Kotak Securities Ltd, Mumbai v. K. V. Janardhana Pai
2021-09-21
P.D.AUDIKESAVALU, SANJIB BANERJEE
body2021
DigiLaw.ai
JUDGMENT : Sanjib Banerjee, J. (Prayer: Appeal filed under Clause 15 of the Letters Patent read with Order XXXVI Rule 9 of O.S. Rules against order of this Court dated 30.08.2019 passed in O.P.No.413 of 2009 on the original side of this court.) 1. The limited challenge in this appeal is to a part of the order impugned passed on a petition under Section 34 of the Arbitration and Conciliation Act, 1996 by which certain directions have been issued to the National Stock Exchange for reconstituting an arbitral tribunal and for a further decision on the counter-claim that had been carried to the reference by the first respondent herein. 2. The appellant refers to a judgment reported at (2018) 11 SCC 328 (Kinnari Mullick vs. Ghanshyam Das Damani) and to the reliance therein on a judgment of this court reported at (2009) 1 MLJ 199 (M.M.T.C. vs. Vicnivass Agency). 3. In Kinnari Mullick, an arbitral award was set aside merely on the ground that it did not contain any reasons in support thereof. In the intra-court appeal, a Division Bench of the Calcutta High Court upheld the order but remanded the matter before the arbitral tribunal for giving reasons and, if necessary, hearing the matter further. It was the modification made by the Division Bench which was carried before the Supreme Court. The Supreme Court referred to Section 34(4) of the Act and observed that there was no power vested in the arbitration court to remand the matter. The Supreme Court accepted the view expressed by this court in Vicnivass Agency and held that when an award had been challenged but not set aside, the court could adjourn the proceedings for a period of time determined by it in order to give the arbitral tribunal an opportunity to resume the arbitral proceedings or to take such other action as in the opinion of the arbitral tribunal would eliminate the ground for setting aside the arbitral award; but such procedure could be resorted to by the court only upon a request in such regard by a party to the proceedings. 4.

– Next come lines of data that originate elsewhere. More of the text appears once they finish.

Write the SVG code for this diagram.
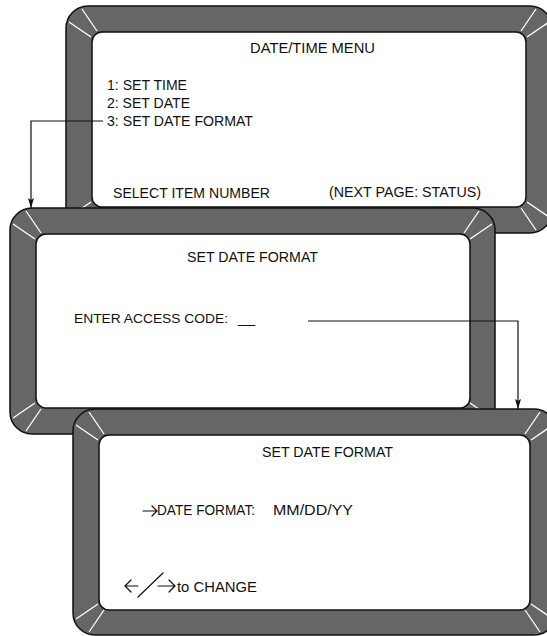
<svg xmlns="http://www.w3.org/2000/svg" width="547" height="636" viewBox="0 0 547 636">
<style>
.outer{fill:#666666;stroke:#111;stroke-width:1.5}
.inner{fill:#ffffff;stroke:#111;stroke-width:1.5}
.mark{stroke:#ffffff;stroke-width:1.3;fill:none}
.t{font-family:"Liberation Sans",Arial,sans-serif;font-size:15px;fill:#111}
.sym{stroke:#111;stroke-width:1.2;fill:none;stroke-linecap:round;stroke-linejoin:round}
.conn{stroke:#111;stroke-width:1.2;fill:none}
</style>
<defs>
<marker id="ah" markerUnits="userSpaceOnUse" markerWidth="11" markerHeight="7" refX="10" refY="3.5" orient="auto">
<path d="M0,0.5 L10,3.5 L0,6.5 L2,3.5 Z" fill="#111"/>
</marker>
</defs>

<g id="screen-menu">
<rect class="outer" x="66" y="6" width="486" height="227" rx="22"/>
<path class="mark" d="M82,9 L97,31 M69,22 L91,37 M536,9 L521,31 M549,22 L527,37 M536,230 L521,208 M549,217 L527,202 M82,230 L97,208 M69,217 L91,202"/>
<rect class="inner" x="92" y="32" width="434" height="175" rx="10"/>
<text class="t" x="250" y="53" textLength="125" lengthAdjust="spacingAndGlyphs">DATE/TIME MENU</text>
<text class="t" x="107" y="90" textLength="80" lengthAdjust="spacingAndGlyphs">1: SET TIME</text>
<text class="t" x="107" y="108" textLength="83" lengthAdjust="spacingAndGlyphs">2: SET DATE</text>
<text class="t" x="107" y="126" textLength="146" lengthAdjust="spacingAndGlyphs">3: SET DATE FORMAT</text>
<text class="t" x="113" y="198" textLength="157" lengthAdjust="spacingAndGlyphs">SELECT ITEM NUMBER</text>
<text class="t" x="329" y="197" textLength="152" lengthAdjust="spacingAndGlyphs">(NEXT PAGE: STATUS)</text>
</g>

<g id="screen-access">
<rect class="outer" x="10" y="208" width="485" height="226" rx="22"/>
<path class="mark" d="M26,211 L41,233 M13,224 L35,239 M479,211 L464,233 M492,224 L470,239 M479,431 L464,409 M492,418 L470,403 M26,431 L41,409 M13,418 L35,403"/>
<rect class="inner" x="36" y="234" width="434" height="174" rx="10"/>
<text class="t" x="187" y="262" textLength="131" lengthAdjust="spacingAndGlyphs">SET DATE FORMAT</text>
<text class="t" y="323" style="font-size:13.5px"><tspan x="74" textLength="154" lengthAdjust="spacingAndGlyphs">ENTER ACCESS CODE:</tspan><tspan x="238" textLength="17" lengthAdjust="spacingAndGlyphs">__</tspan></text>
</g>

<g id="screen-format">
<rect class="outer" x="73" y="409" width="483" height="226" rx="22"/>
<path class="mark" d="M89,412 L104,434 M76,425 L98,440 M540,412 L525,434 M553,425 L531,440 M540,632 L525,610 M553,619 L531,604 M89,632 L104,610 M76,619 L98,604"/>
<rect class="inner" x="99" y="435" width="431" height="175" rx="10"/>
<text class="t" x="262" y="457" textLength="131" lengthAdjust="spacingAndGlyphs">SET DATE FORMAT</text>
<path class="sym" d="M143,511 H157 M152,506 L157,511 L152,516"/>
<text class="t" y="515"><tspan x="157" textLength="98" lengthAdjust="spacingAndGlyphs">DATE FORMAT:</tspan><tspan x="273" textLength="80" lengthAdjust="spacingAndGlyphs">MM/DD/YY</tspan></text>
<path class="sym" d="M138,586 H125 M131,580 L125,586 L131,592 M138,597 L163,573 M158,586 H175 M169,580 L175,586 L169,592"/>
<text class="t" x="177" y="592" textLength="80" lengthAdjust="spacingAndGlyphs">to CHANGE</text>
</g>

<g id="connectors">
<path class="conn" d="M103,121 H31 V208" marker-end="url(#ah)"/>
<path class="conn" d="M308,321 H518 V409" marker-end="url(#ah)"/>
</g>
</svg>
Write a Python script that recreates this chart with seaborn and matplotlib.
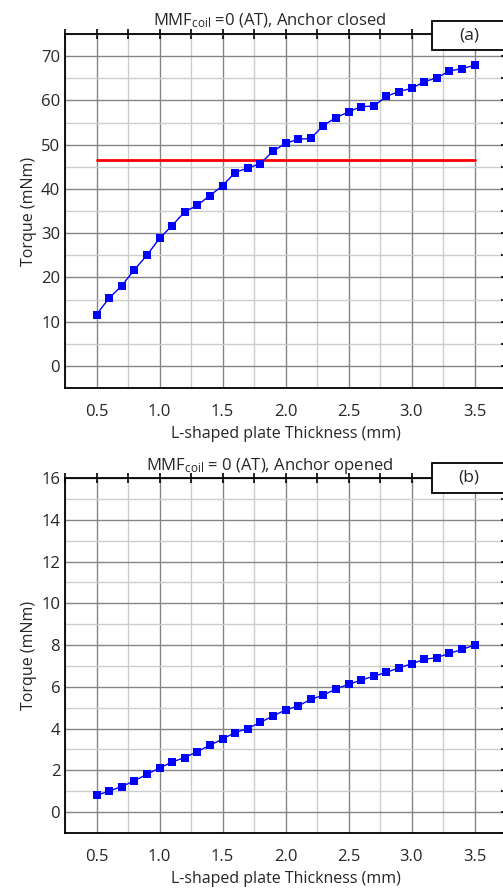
import matplotlib
matplotlib.use("Agg")
import matplotlib.pyplot as plt
import matplotlib.patches as mpatches
from matplotlib.ticker import MultipleLocator
import pandas as pd
import seaborn as sns

thickness = [0.5, 0.6, 0.7, 0.8, 0.9, 1.0, 1.1, 1.2, 1.3, 1.4, 1.5, 1.6, 1.7, 1.8, 1.9, 2.0,
             2.1, 2.2, 2.3, 2.4, 2.5, 2.6, 2.7, 2.8, 2.9, 3.0, 3.1, 3.2, 3.3, 3.4, 3.5]
torque_closed = [11.6, 15.3, 18.1, 21.7, 25.0, 28.8, 31.7, 34.8, 36.3, 38.5, 40.7, 43.7, 44.7, 45.7,
                 48.5, 50.3, 51.2, 51.4, 54.3, 56.1, 57.4, 58.6, 58.7, 60.9, 62.0, 62.7, 64.2, 65.1,
                 66.6, 67.2, 67.9]
torque_opened = [0.80, 1.01, 1.22, 1.50, 1.81, 2.11, 2.40, 2.61, 2.90, 3.20, 3.50, 3.81, 4.00, 4.30,
                 4.60, 4.89, 5.08, 5.40, 5.60, 5.90, 6.12, 6.32, 6.51, 6.69, 6.91, 7.10, 7.31, 7.40,
                 7.60, 7.79, 8.00]
ref_level = 46.6  # red reference line in (a)

df = pd.DataFrame({'thickness': thickness, 'closed': torque_closed, 'opened': torque_opened})

sns.set_style("whitegrid")
plt.rcParams['font.family'] = ['Open Sans', 'DejaVu Sans']
plt.rcParams['mathtext.default'] = 'regular'

W, H = 503, 893
fig = plt.figure(figsize=(W / 100, H / 100), dpi=100)
ax1 = fig.add_axes([65 / W, 1 - 388 / H, 441 / W, 354 / H])
ax2 = fig.add_axes([65 / W, 1 - 833 / H, 441 / W, 355 / H])

# (axes, column, ylim, major, minor, title, tag, tag box top/bottom in px)
panels = [
    (ax1, 'closed', (-5, 75), 10, 5, 'MMF$_{coil}$ =0 (AT), Anchor closed', '(a)', (21, 50)),
    (ax2, 'opened', (-1, 16), 2, 1, 'MMF$_{coil}$ = 0 (AT), Anchor opened', '(b)', (463, 493)),
]

for ax, col, ylim, ymaj, ymin, title, tag, (bt, bb) in panels:
    ax.set_facecolor('white')
    sns.lineplot(x='thickness', y=col, data=df, ax=ax, color='#0000ff', marker='s',
                 markersize=5.5, markeredgewidth=0, linewidth=1)
    ax.set_xlim(0.25, 3.75)
    ax.set_ylim(*ylim)
    ax.xaxis.set_major_locator(MultipleLocator(0.5))
    ax.xaxis.set_minor_locator(MultipleLocator(0.25))
    ax.yaxis.set_major_locator(MultipleLocator(ymaj))
    ax.yaxis.set_minor_locator(MultipleLocator(ymin))
    ax.set_xticks([0.5, 1.0, 1.5, 2.0, 2.5, 3.0, 3.5])
    ax.set_xticklabels(['0.5', '1.0', '1.5', '2.0', '2.5', '3.0', '3.5'])
    ax.grid(which='major', color='#858585', linewidth=1.0)
    ax.grid(which='minor', color='#cccccc', linewidth=1.0)
    ax.set_axisbelow(True)
    for s in ['left', 'bottom', 'top', 'right']:
        ax.spines[s].set_color('black')
        ax.spines[s].set_linewidth(1.3)
    ax.tick_params(axis='both', which='both', direction='inout', length=7, width=1.2,
                   color='black', labelsize=12, top=True, right=True)
    ax.tick_params(axis='x', which='major', pad=8)
    ax.tick_params(axis='y', which='major', pad=0)
    ax.set_xlabel('L-shaped plate Thickness (mm)', fontsize=11.5, labelpad=4)
    ax.set_ylabel('Torque (mNm)', fontsize=11.5, labelpad=3)
    ax.set_title(title, fontsize=12, pad=6, x=0.465)
    fig.patches.append(mpatches.Rectangle((432 / W, 1 - bb / H), 80 / W, (bb - bt) / H,
                                          transform=fig.transFigure, facecolor='white',
                                          edgecolor='black', linewidth=1.3, zorder=5))
    fig.text(469 / W, 1 - (bt + bb) / 2 / H, tag, fontsize=12.5, ha='center', va='center',
             zorder=6)

ax1.plot([0.5, 3.5], [ref_level, ref_level], color='#ff0000', linewidth=2, zorder=1.5)

fig.savefig('out.png', dpi=100)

4. Thus, Section 34(4) of the Act involves the three conditions which have all to be complied with before the matter is sent back to the arbitral tribunal for the purpose of eliminating the grounds for setting aside the arbitral award: the pendency of a petition challenging the award, an application being made by a party to the proceedings to adjourn the challenge to give the tribunal an opportunity to resume the arbitral proceedings or to take such other action as would eliminate the grounds for setting aside the award, and the due consideration of such application by the court and the court finding it appropriate so to do. 5. In the present case, it was the first respondent who challenged the award. The grievance of the first respondent herein was the rejection of the counter-claim that was taken to the reference of the three-member arbitral tribunal constituted by the National Stock Exchange. The petition under Section 34 of the Act was allowed upon the court perceiving the rejection of the counter-claim to be opposed to public policy and contrary to substantive provisions of law. The operative part of the order is found at the final paragraph in the judgment rendered on August 30, 2019: “15. In the result, the Award of the learned Arbitrators with regard to the Counter Claim alone is set aside. The Original Petition is disposed of directing the National Stock Exchange to reconstitute the Arbitral Tribunal within one month from the date of receipt of copy of this Order to decide the loss on account of unauthorised sale of shares afresh on merits, and on such reconstitution, the learned Arbitrator(s) shall dispose of the matter within four (4) months from that date. No costs.” 6. There is no dispute that the arbitration court had due authority to consider whether the rejection of the counter-claim by the arbitral tribunal was appropriate or not. However, upon the arbitration court having found that the rejection of the counter-claim by the arbitral tribunal was opposed to public policy and contrary to substantive provisions of law, the arbitration court could not have gone on to prescribe how the counter-claim or the substance thereof had to be adjudicated upon. There is a clear departure as to the authority of the arbitration court under the 1996 Act from the position as it prevailed under the previous avatar of 1940.
There is a clear departure as to the authority of the arbitration court under the 1996 Act from the position as it prevailed under the previous avatar of 1940. In addition, Section 5 of the Act of 1996 expressly prohibits any more intervention in arbitration matters by court than specifically provided by the statute. 7. Accordingly, even though it was within the power of the arbitration court to set aside the award to the extent that it rejected the counter-claim, the further directions issued by the arbitration court were not within the bounds of such court’s authority. That is the legal proposition enunciated in Kinnari Mullick and in Vicnivass Agency. 8. As a consequence, the directions contained in the operative part of the order impugned beginning the second sentence of paragraph 15 till the penultimate sentence stand set aside. It will be open to the parties to pursue their remedies in accordance with law. O.S.A.No.39 of 2021 is disposed by modifying the order impugned as indicated above. C.M.P.No.1078 of 2021 is closed. There will, however, be no order as to costs.